Your task is to retype the lines from the opening of the material through the line that includes "(soy) at (108.5,72)". Do not copy the pictures.

**Data block**

** start **

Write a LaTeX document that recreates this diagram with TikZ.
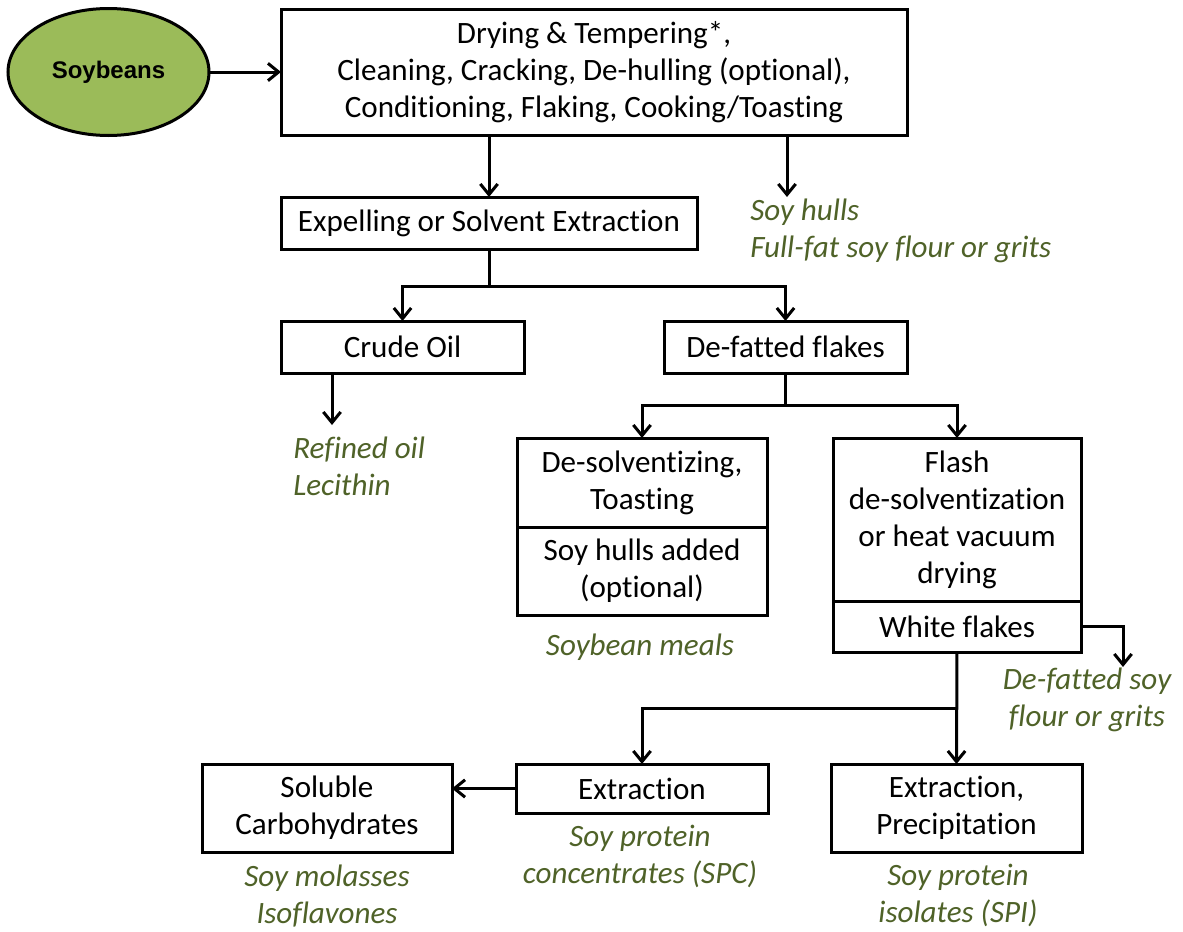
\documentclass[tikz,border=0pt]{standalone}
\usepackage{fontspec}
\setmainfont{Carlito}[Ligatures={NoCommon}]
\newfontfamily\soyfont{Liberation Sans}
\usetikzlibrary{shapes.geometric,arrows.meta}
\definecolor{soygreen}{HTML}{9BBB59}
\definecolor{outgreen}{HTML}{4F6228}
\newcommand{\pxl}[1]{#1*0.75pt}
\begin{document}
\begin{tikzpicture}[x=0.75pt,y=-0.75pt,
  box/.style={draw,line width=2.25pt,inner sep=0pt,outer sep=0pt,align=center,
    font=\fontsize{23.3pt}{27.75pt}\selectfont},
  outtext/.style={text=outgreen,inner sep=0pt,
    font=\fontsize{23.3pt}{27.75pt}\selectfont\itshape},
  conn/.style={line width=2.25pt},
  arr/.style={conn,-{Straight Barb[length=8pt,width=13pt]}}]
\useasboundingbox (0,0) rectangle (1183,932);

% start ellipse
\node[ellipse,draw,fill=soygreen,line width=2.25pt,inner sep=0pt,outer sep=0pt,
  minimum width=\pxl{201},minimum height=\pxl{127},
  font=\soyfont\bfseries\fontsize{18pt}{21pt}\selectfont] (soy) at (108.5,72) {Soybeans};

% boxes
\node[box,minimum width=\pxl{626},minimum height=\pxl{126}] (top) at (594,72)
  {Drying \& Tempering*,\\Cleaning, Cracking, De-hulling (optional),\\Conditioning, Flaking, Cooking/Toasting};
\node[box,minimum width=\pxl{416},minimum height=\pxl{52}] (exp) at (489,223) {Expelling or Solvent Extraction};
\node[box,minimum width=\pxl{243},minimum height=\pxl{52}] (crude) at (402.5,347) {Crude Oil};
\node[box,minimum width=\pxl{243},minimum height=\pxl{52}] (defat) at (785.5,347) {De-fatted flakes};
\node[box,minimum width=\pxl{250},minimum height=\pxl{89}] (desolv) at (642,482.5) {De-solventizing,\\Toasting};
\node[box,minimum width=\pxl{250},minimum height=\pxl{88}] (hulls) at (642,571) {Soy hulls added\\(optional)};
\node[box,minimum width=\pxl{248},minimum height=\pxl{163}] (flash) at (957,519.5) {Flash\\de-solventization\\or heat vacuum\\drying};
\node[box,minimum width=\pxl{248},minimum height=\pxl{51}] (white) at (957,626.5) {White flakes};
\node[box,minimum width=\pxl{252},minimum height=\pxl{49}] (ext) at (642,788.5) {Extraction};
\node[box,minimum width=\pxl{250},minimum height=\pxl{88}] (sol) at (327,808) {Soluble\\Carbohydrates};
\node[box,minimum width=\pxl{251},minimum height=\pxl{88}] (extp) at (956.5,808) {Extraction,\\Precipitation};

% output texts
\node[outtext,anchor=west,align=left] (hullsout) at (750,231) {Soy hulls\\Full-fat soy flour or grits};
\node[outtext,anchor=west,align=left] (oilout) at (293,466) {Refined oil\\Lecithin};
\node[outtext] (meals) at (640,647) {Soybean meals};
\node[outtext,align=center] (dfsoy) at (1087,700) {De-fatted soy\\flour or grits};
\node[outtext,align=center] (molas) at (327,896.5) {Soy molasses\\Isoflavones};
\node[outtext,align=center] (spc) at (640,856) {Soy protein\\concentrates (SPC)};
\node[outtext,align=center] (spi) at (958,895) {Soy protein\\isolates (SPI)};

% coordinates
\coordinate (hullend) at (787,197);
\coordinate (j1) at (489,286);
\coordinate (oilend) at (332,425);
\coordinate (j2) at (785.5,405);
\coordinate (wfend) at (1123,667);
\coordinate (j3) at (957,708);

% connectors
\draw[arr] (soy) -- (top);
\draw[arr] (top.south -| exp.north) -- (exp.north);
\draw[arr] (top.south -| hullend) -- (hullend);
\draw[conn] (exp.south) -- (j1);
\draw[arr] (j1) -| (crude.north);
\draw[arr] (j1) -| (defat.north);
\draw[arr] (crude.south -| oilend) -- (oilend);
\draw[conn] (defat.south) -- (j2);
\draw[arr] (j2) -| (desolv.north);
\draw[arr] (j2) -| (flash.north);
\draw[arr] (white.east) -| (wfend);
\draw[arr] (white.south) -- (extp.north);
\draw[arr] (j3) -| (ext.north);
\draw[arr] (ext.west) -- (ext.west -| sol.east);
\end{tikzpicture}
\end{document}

** end **

**Solution**
Write a LaTeX document that recreates this diagram with TikZ.
\documentclass[tikz,border=0pt]{standalone}
\usepackage{fontspec}
\setmainfont{Carlito}[Ligatures={NoCommon}]
\newfontfamily\soyfont{Liberation Sans}
\usetikzlibrary{shapes.geometric,arrows.meta}
\definecolor{soygreen}{HTML}{9BBB59}
\definecolor{outgreen}{HTML}{4F6228}
\newcommand{\pxl}[1]{#1*0.75pt}
\begin{document}
\begin{tikzpicture}[x=0.75pt,y=-0.75pt,
  box/.style={draw,line width=2.25pt,inner sep=0pt,outer sep=0pt,align=center,
    font=\fontsize{23.3pt}{27.75pt}\selectfont},
  outtext/.style={text=outgreen,inner sep=0pt,
    font=\fontsize{23.3pt}{27.75pt}\selectfont\itshape},
  conn/.style={line width=2.25pt},
  arr/.style={conn,-{Straight Barb[length=8pt,width=13pt]}}]
\useasboundingbox (0,0) rectangle (1183,932);

% start ellipse
\node[ellipse,draw,fill=soygreen,line width=2.25pt,inner sep=0pt,outer sep=0pt,
  minimum width=\pxl{201},minimum height=\pxl{127},
  font=\soyfont\bfseries\fontsize{18pt}{21pt}\selectfont] (soy) at (108.5,72) {Soybeans};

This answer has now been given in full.